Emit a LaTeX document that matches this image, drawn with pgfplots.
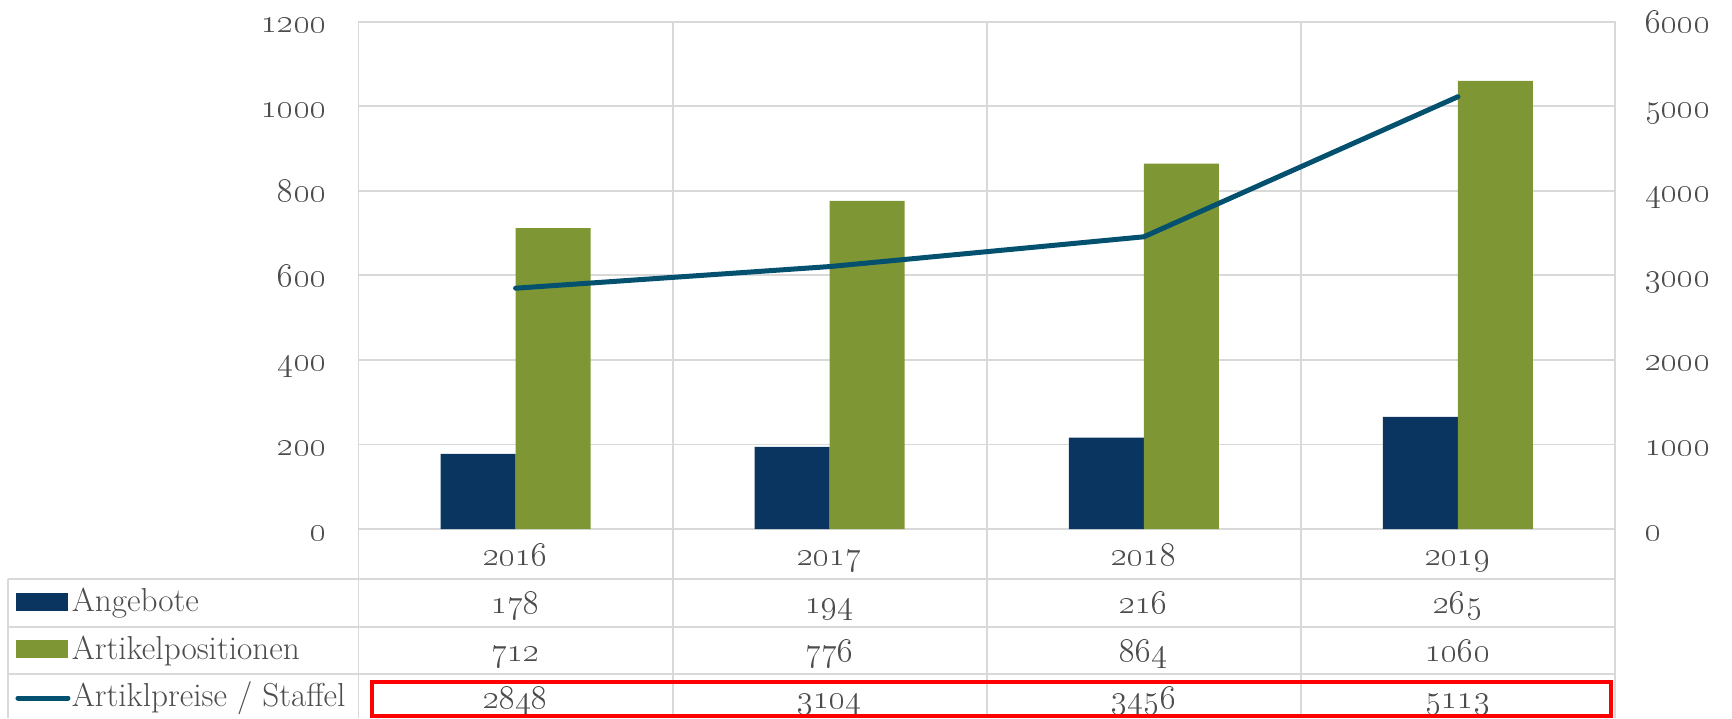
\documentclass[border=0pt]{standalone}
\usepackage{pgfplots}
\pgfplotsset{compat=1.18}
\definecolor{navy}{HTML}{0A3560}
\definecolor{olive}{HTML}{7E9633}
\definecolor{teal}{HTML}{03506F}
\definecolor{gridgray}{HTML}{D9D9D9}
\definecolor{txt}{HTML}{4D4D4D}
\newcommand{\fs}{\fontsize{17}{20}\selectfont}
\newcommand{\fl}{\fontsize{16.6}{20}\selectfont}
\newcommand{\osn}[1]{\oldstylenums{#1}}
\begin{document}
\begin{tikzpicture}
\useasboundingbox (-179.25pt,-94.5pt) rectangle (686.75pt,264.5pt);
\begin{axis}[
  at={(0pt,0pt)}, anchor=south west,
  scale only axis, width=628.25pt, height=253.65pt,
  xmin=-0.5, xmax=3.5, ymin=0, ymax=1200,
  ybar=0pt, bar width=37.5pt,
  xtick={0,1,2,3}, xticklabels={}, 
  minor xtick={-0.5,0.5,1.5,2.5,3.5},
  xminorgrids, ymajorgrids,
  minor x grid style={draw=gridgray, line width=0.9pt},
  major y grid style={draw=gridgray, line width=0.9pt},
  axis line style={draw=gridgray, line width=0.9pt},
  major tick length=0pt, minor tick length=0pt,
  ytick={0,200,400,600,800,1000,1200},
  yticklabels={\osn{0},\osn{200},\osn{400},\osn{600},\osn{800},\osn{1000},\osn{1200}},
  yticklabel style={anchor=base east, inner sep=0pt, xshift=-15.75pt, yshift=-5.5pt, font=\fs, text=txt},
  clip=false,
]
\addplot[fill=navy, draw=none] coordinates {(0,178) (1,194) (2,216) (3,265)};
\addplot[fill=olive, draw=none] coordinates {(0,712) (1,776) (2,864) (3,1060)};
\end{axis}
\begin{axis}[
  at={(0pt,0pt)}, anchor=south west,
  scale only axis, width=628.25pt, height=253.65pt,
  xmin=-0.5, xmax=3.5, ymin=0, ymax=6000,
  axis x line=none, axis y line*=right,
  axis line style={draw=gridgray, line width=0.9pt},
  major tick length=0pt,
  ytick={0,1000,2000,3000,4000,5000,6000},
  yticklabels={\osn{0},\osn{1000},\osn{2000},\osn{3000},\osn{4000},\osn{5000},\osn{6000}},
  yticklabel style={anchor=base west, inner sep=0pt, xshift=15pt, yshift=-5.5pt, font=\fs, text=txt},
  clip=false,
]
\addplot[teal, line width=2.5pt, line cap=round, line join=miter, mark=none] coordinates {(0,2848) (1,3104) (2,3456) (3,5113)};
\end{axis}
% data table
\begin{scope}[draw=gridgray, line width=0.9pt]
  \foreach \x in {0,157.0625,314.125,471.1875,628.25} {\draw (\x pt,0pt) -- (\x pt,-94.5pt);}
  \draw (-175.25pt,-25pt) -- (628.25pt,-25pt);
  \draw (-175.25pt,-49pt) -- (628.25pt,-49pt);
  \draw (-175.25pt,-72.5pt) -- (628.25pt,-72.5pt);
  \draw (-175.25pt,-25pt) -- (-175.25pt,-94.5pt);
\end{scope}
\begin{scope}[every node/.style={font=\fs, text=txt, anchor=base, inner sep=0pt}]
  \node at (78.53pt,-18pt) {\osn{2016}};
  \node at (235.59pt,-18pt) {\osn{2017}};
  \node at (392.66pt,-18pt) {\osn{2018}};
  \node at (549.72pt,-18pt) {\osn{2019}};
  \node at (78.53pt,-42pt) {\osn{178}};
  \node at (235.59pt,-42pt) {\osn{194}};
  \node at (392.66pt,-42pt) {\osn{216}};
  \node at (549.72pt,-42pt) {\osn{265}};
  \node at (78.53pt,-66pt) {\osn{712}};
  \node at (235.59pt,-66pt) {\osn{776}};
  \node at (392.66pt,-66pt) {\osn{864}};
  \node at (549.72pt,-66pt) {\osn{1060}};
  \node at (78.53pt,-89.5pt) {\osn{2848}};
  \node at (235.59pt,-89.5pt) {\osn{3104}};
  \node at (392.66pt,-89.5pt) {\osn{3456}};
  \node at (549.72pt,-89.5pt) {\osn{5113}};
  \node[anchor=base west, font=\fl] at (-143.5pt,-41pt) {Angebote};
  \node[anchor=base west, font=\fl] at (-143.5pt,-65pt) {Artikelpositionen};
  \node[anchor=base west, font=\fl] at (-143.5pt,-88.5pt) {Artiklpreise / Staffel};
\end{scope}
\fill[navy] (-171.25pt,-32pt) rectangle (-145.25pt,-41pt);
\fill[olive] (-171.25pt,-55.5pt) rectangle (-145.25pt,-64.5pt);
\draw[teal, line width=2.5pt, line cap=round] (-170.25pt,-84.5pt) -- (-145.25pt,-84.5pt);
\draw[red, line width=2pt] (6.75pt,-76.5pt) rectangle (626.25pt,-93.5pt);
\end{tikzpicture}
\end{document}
#####
EXERCISE REQUIREMENTS —
Return the material word for word. Pictures are not part of the copy.

RIGHT ANSWER —
Emit a LaTeX document that matches this image, drawn with pgfplots.
\documentclass[border=0pt]{standalone}
\usepackage{pgfplots}
\pgfplotsset{compat=1.18}
\definecolor{navy}{HTML}{0A3560}
\definecolor{olive}{HTML}{7E9633}
\definecolor{teal}{HTML}{03506F}
\definecolor{gridgray}{HTML}{D9D9D9}
\definecolor{txt}{HTML}{4D4D4D}
\newcommand{\fs}{\fontsize{17}{20}\selectfont}
\newcommand{\fl}{\fontsize{16.6}{20}\selectfont}
\newcommand{\osn}[1]{\oldstylenums{#1}}
\begin{document}
\begin{tikzpicture}
\useasboundingbox (-179.25pt,-94.5pt) rectangle (686.75pt,264.5pt);
\begin{axis}[
  at={(0pt,0pt)}, anchor=south west,
  scale only axis, width=628.25pt, height=253.65pt,
  xmin=-0.5, xmax=3.5, ymin=0, ymax=1200,
  ybar=0pt, bar width=37.5pt,
  xtick={0,1,2,3}, xticklabels={}, 
  minor xtick={-0.5,0.5,1.5,2.5,3.5},
  xminorgrids, ymajorgrids,
  minor x grid style={draw=gridgray, line width=0.9pt},
  major y grid style={draw=gridgray, line width=0.9pt},
  axis line style={draw=gridgray, line width=0.9pt},
  major tick length=0pt, minor tick length=0pt,
  ytick={0,200,400,600,800,1000,1200},
  yticklabels={\osn{0},\osn{200},\osn{400},\osn{600},\osn{800},\osn{1000},\osn{1200}},
  yticklabel style={anchor=base east, inner sep=0pt, xshift=-15.75pt, yshift=-5.5pt, font=\fs, text=txt},
  clip=false,
]
\addplot[fill=navy, draw=none] coordinates {(0,178) (1,194) (2,216) (3,265)};
\addplot[fill=olive, draw=none] coordinates {(0,712) (1,776) (2,864) (3,1060)};
\end{axis}
\begin{axis}[
  at={(0pt,0pt)}, anchor=south west,
  scale only axis, width=628.25pt, height=253.65pt,
  xmin=-0.5, xmax=3.5, ymin=0, ymax=6000,
  axis x line=none, axis y line*=right,
  axis line style={draw=gridgray, line width=0.9pt},
  major tick length=0pt,
  ytick={0,1000,2000,3000,4000,5000,6000},
  yticklabels={\osn{0},\osn{1000},\osn{2000},\osn{3000},\osn{4000},\osn{5000},\osn{6000}},
  yticklabel style={anchor=base west, inner sep=0pt, xshift=15pt, yshift=-5.5pt, font=\fs, text=txt},
  clip=false,
]
\addplot[teal, line width=2.5pt, line cap=round, line join=miter, mark=none] coordinates {(0,2848) (1,3104) (2,3456) (3,5113)};
\end{axis}
% data table
\begin{scope}[draw=gridgray, line width=0.9pt]
  \foreach \x in {0,157.0625,314.125,471.1875,628.25} {\draw (\x pt,0pt) -- (\x pt,-94.5pt);}
  \draw (-175.25pt,-25pt) -- (628.25pt,-25pt);
  \draw (-175.25pt,-49pt) -- (628.25pt,-49pt);
  \draw (-175.25pt,-72.5pt) -- (628.25pt,-72.5pt);
  \draw (-175.25pt,-25pt) -- (-175.25pt,-94.5pt);
\end{scope}
\begin{scope}[every node/.style={font=\fs, text=txt, anchor=base, inner sep=0pt}]
  \node at (78.53pt,-18pt) {\osn{2016}};
  \node at (235.59pt,-18pt) {\osn{2017}};
  \node at (392.66pt,-18pt) {\osn{2018}};
  \node at (549.72pt,-18pt) {\osn{2019}};
  \node at (78.53pt,-42pt) {\osn{178}};
  \node at (235.59pt,-42pt) {\osn{194}};
  \node at (392.66pt,-42pt) {\osn{216}};
  \node at (549.72pt,-42pt) {\osn{265}};
  \node at (78.53pt,-66pt) {\osn{712}};
  \node at (235.59pt,-66pt) {\osn{776}};
  \node at (392.66pt,-66pt) {\osn{864}};
  \node at (549.72pt,-66pt) {\osn{1060}};
  \node at (78.53pt,-89.5pt) {\osn{2848}};
  \node at (235.59pt,-89.5pt) {\osn{3104}};
  \node at (392.66pt,-89.5pt) {\osn{3456}};
  \node at (549.72pt,-89.5pt) {\osn{5113}};
  \node[anchor=base west, font=\fl] at (-143.5pt,-41pt) {Angebote};
  \node[anchor=base west, font=\fl] at (-143.5pt,-65pt) {Artikelpositionen};
  \node[anchor=base west, font=\fl] at (-143.5pt,-88.5pt) {Artiklpreise / Staffel};
\end{scope}
\fill[navy] (-171.25pt,-32pt) rectangle (-145.25pt,-41pt);
\fill[olive] (-171.25pt,-55.5pt) rectangle (-145.25pt,-64.5pt);
\draw[teal, line width=2.5pt, line cap=round] (-170.25pt,-84.5pt) -- (-145.25pt,-84.5pt);
\draw[red, line width=2pt] (6.75pt,-76.5pt) rectangle (626.25pt,-93.5pt);
\end{tikzpicture}
\end{document}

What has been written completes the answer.